Individuals can obtain a permit to remove a Special Tree if the tree is:

  • Hazardous- An ISA certified arborist or UFA arborist must determine that it is.
  • Appropriate for removal - Must be identified so by regulation. Trees that may be removed are Tree of Heaven, Mulberry and Norway Maples.
Or if the individual agrees to:
  • Pay into the Tree Fund - must be equal to $35.00 for each inch of circumference.
  • Plant more trees - Quantity of replacement saplings aggregate circumference must equal or exceed the circumference of the Special Tree to be removed.
Money in the Tree Fund goes towards planting new trees, covering costs associated with administering the Tree Act and assisting DC residents meet certain income guidelines with the removal costs of hazardous trees.

To learn more about the Tree Act or to request a permit to remove a Special Tree, visit the DC UFA website.

Thursday, November 12, 2009


Are you a federal employee interested in making the District a better place for everyone to live, work and play?

Consider supporting Casey Trees work through the Combined Federal Campaign (CFC), the only authorized workplace charitable giving drive for employees of the federal government. Casey Trees CFC Code is 24598.

Giving through the CFC is easy to do. You determine the amount to give - minimum $1 per pay period - and the method of payment.

New in 2009, you have the option to give electronically by filling out and printing an online Pledge Form or you can contribute via credit/debit card and e-Check electronic bank transactions in a paperless e-Giving process.

You can also continue to donate by filling out the traditional paper Pledge Form. Payroll deduction is still a great choice if you choose the paper or online Pledge Form.

If you are not a federal employee, you can still help Casey Trees’ work through financial gifts. Donations of any amount can be securely made online. Several Casey Trees tree planting and education initiatives are available for sponsorship.

Monday, November 9, 2009


By now you know that I love fall for the changing colors of the leaves. Red, orange, yellow...I like them all. But all good things come to an end and soon those leaves I admire so much will be on the ground waiting for me to rake them up. And you should rake leaves so you can help prevent accidents and prevent storm drains from clogging. Nothing good comes without a cost.
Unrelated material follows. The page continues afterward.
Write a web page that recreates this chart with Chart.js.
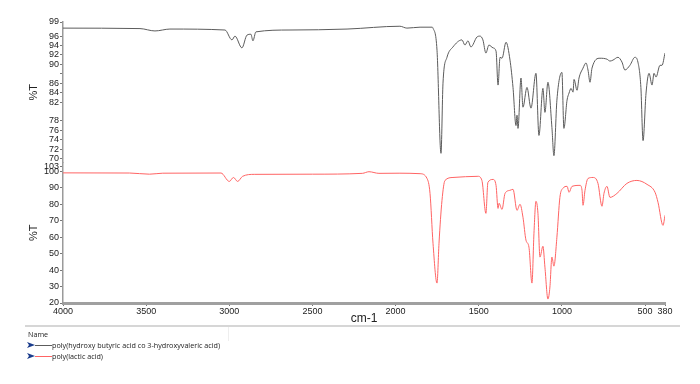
<!DOCTYPE html>
<html>
<head>
<meta charset="utf-8">
<script src="https://cdn.jsdelivr.net/npm/chart.js@4"></script>
<style>
  body { margin: 0; background: #fff; }
  #wrap { position: relative; width: 700px; height: 384px; overflow: hidden; }
  #chart { position: absolute; left: 0; top: 0; }
  .legend {
    position: absolute; left: 25px; top: 325px; width: 655px; height: 59px;
    border-top: 2px solid #d6d6d6;
    font-family: "Open Sans", "Noto Sans", sans-serif; font-size: 7.2px; color: #222;
  }
  .legend .sep { position: absolute; left: 203px; top: 0; width: 1px; height: 14px; background: #eee; }
  .legend .head { position: absolute; left: 3px; top: 2px; }
  .legend .row { position: absolute; left: 2px; height: 10px; line-height: 10px; white-space: nowrap; }
  .legend .row svg { position: absolute; left: 0; top: 2px; }
  .legend .row .swatch { position: absolute; left: 8px; top: 4.5px; width: 17px; height: 1.5px; }
  .legend .row span { position: absolute; left: 25px; top: 0; }
</style>
</head>
<body>
<div id="wrap">
  <canvas id="chart" width="700" height="384"></canvas>
  <div class="legend" id="legend">
    <div class="sep"></div>
    <div class="head">Name</div>
  </div>
</div>
<script>
// x values (cm-1) and %T for each spectrum
let phbvWavenumber = [4000, 3537, 3447, 3357, 3026, 2984, 2966, 2924, 2894, 2870, 2858, 2840, 2635, 2292, 1974, 1932, 1853,
    1781, 1775, 1751, 1727, 1715, 1691, 1655, 1601, 1583, 1565, 1547, 1511, 1493, 1475, 1457, 1439, 1414, 1396, 1384,
    1372, 1360, 1336, 1312, 1294, 1276, 1270, 1264, 1246, 1234, 1210, 1186, 1156, 1138, 1114, 1102, 1084, 1060, 1048,
    1030, 1000, 988, 969, 957, 945, 933, 927, 909, 897, 873, 855, 843, 831, 819, 771, 729, 711, 693, 663, 639, 621,
    591, 561, 543, 525, 512, 494, 476, 458, 446, 434, 410, 398, 380];
let phbvTransmittance = [97.7, 97.6, 97.1, 97.5, 97.3, 95.2, 96.0, 93.5, 96.2, 96.4, 95.0, 96.9, 97.3, 97.5, 98.1, 97.7, 97.9,
    97.9, 97.7, 93.0, 71.1, 86.0, 91.5, 93.7, 95.2, 94.1, 95.0, 93.7, 95.8, 96.0, 95.2, 92.4, 94.1, 93.5, 92.8, 85.6,
    91.5, 91.3, 94.7, 90.9, 85.1, 77.0, 79.2, 76.4, 87.1, 80.9, 85.1, 80.7, 88.1, 74.9, 84.9, 79.8, 86.2, 76.6, 70.6,
    82.4, 88.3, 76.4, 82.4, 83.9, 84.9, 84.1, 86.8, 84.5, 87.1, 89.2, 90.3, 88.8, 86.2, 89.2, 91.3, 91.1, 90.7, 90.9,
    91.5, 90.5, 88.8, 89.8, 91.5, 90.5, 85.1, 73.8, 83.9, 88.1, 85.6, 88.1, 87.3, 89.8, 89.8, 92.4];

let plaWavenumber = [4000, 3600, 3480, 3400, 3050, 3000, 2975, 2950, 2920, 2850, 2500, 2200, 2160, 2100, 1974, 1853, 1811,
    1793, 1775, 1751, 1739, 1721, 1703, 1655, 1505, 1481, 1457, 1445, 1414, 1396, 1384, 1378, 1360, 1342, 1312, 1294,
    1270, 1252, 1234, 1216, 1198, 1180, 1168, 1156, 1144, 1132, 1114, 1102, 1084, 1072, 1060, 1048, 1030, 1012, 994,
    969, 957, 939, 891, 879, 873, 861, 843, 813, 783, 759, 747, 729, 711, 669, 609, 549, 488, 440, 422, 392, 380];
let plaTransmittance = [99.1, 99.0, 98.3, 98.9, 99.0, 93.9, 96.3, 93.9, 97.0, 98.2, 98.3, 98.8, 99.8, 98.8, 98.9, 98.6, 95.7,
    86.6, 56.3, 32.1, 56.3, 82.4, 94.5, 96.3, 97.0, 94.5, 74.5, 93.3, 95.1, 91.5, 77.5, 80.6, 76.9, 86.6, 88.5, 89.1,
    76.3, 80.0, 72.1, 58.2, 53.9, 32.1, 62.4, 81.8, 74.5, 47.9, 54.5, 41.8, 22.4, 29.7, 47.9, 42.4, 60.0, 84.2, 89.7,
    90.9, 87.3, 90.9, 91.5, 88.5, 79.4, 88.5, 95.7, 96.3, 92.7, 78.8, 86.6, 90.9, 84.2, 86.6, 92.7, 94.5, 92.1, 87.3,
    81.2, 67.2, 73.3];

let seriesNames = ["poly(hydroxy butyric acid co 3-hydroxyvaleric acid)", "poly(lactic acid)"];
let seriesColors = ["#5c5c5c", "#ff6464"];

let xTicks = [4000, 3500, 3000, 2500, 2000, 1500, 1000, 500, 380];
let topTicks = [99, 96, 94, 92, 90, 88, 86, 84, 82, 78, 76, 74, 72, 70];
let topUnlabelled = [88];
let bottomTicks = [103, 100, 90, 80, 70, 60, 50, 40, 30, 20];

function toPoints(xs, ys) {
    return xs.map((x, i) => ({x: x, y: ys[i]}));
}

let tickFont = {family: "'Liberation Sans', Arial, sans-serif", size: 9};
let titleFont = {family: "'Liberation Sans', Arial, sans-serif", size: 11};

function yAxis(min, max, ticks, hidden) {
    return {
        type: 'linear',
        position: 'left',
        stack: 'spectra',
        stackWeight: 1,
        min: min,
        max: max,
        afterBuildTicks: s => { s.ticks = ticks.map(v => ({value: v})); },
        afterFit: s => { s.width = 63; },
        ticks: {
            font: tickFont, color: '#222', padding: 1, autoSkip: false,
            callback: v => hidden.includes(v) ? '' : String(v)
        },
        grid: {drawOnChartArea: false, tickLength: 3, color: '#777'},
        border: {color: '#9a9a9a', width: 1.5},
        title: {display: true, text: '%T', font: titleFont, color: '#222', padding: {top: 27, bottom: 0}}
    };
}

function initChart() {
    let datasets = [
        {wn: phbvWavenumber, t: phbvTransmittance, axis: 'yTop'},
        {wn: plaWavenumber, t: plaTransmittance, axis: 'yBottom'}
    ].map((s, i) => ({
        label: seriesNames[i],
        data: toPoints(s.wn, s.t),
        yAxisID: s.axis,
        borderColor: seriesColors[i],
        borderWidth: 1,
        pointRadius: 0,
        cubicInterpolationMode: 'monotone',
        fill: false
    }));

    new Chart(document.getElementById('chart'), {
        type: 'line',
        data: {datasets: datasets},
        options: {
            responsive: false,
            animation: false,
            layout: {padding: {left: 0, right: 35, top: 22, bottom: 54}},
            plugins: {legend: {display: false}, tooltip: {enabled: false}},
            scales: {
                x: {
                    type: 'linear',
                    reverse: true,
                    min: 380,
                    max: 4000,
                    afterBuildTicks: s => { s.ticks = xTicks.map(v => ({value: v})); },
                    afterFit: s => { s.height = 27; },
                    ticks: {font: tickFont, color: '#222', padding: 0, maxRotation: 0, autoSkip: false,
                        callback: v => String(v)},
                    grid: {drawOnChartArea: false, tickLength: 3, color: '#777'},
                    border: {color: '#a0a0a0', width: 3},
                    title: {display: true, text: 'cm-1', font: {family: "'Liberation Sans', Arial, sans-serif", size: 12}, color: '#222', padding: {top: 0, bottom: 4}}
                },
                // first axis of the stack is placed at the bottom
                yBottom: yAxis(20, 105.4, bottomTicks, []),
                yTop: yAxis(69.15, 99, topTicks, topUnlabelled)
            }
        }
    });

    // name list under the plot
    let legend = document.getElementById('legend');
    seriesNames.forEach((name, i) => {
        let row = document.createElement('div');
        row.className = 'row';
        row.style.top = (13 + i * 11) + 'px';
        row.innerHTML = '<svg width="8" height="6" viewBox="0 0 8 6"><polygon points="0,0 8,3 0,6 2,3" fill="#1a3c8c"/></svg>' +
            '<div class="swatch" style="background:' + seriesColors[i] + '"></div><span></span>';
        row.querySelector('span').textContent = name;
        legend.appendChild(row);
    });
}

window.onload = initChart;
</script>
</body>
</html>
So what do you do with these leaves? From November 2 to January 9 the Department of Public Works (DPW) will collect them for you. There are two options for collection.

  • Rake the leaves into piles in the curbside treebox space. These leaves will be collected by a vacuum truck and composted. District residents can then request compost between March and October by calling 311.
  • Bag the leaves and place them in either the treebox space or alley in neighborhoods with rear trash and recycling collections. Be sure to put the bags next to the recycling containers. These leaves go straight to the landfill. No composting, no recycling. Sad face.
Before you rake, learn when leaf collection is schedule for your neighborhood. I've even made it easy for you. Click here or the adorable puppy above for the 2009-2010 Leaf Collection Schedule.

Happy raking!

Thursday, November 5, 2009

The Why is Answered

Being from California, fall on the east coast is always treat. There is something about leaves changing color that makes the weather getting colder somehow okay.

For ten years I have admired the yellows, oranges and reds but never thought to learn why the leaves change color at all. My only contribution has been providing keen observations such as "how pretty" and "ohh, look" out loud. Okay, those comments aren't that insightful but you know everyone is compelled to say similar things.

Thankfully for all of us the Washington Post has provided us with some answers in their Why do leaves do this? (Nov. 3, 2009) article. Now we can go forth and say "how pretty" followed by "you do know that leaves change color because of unmasking pigments and chemical compounds?".

Feel free to say it with an air of superiority.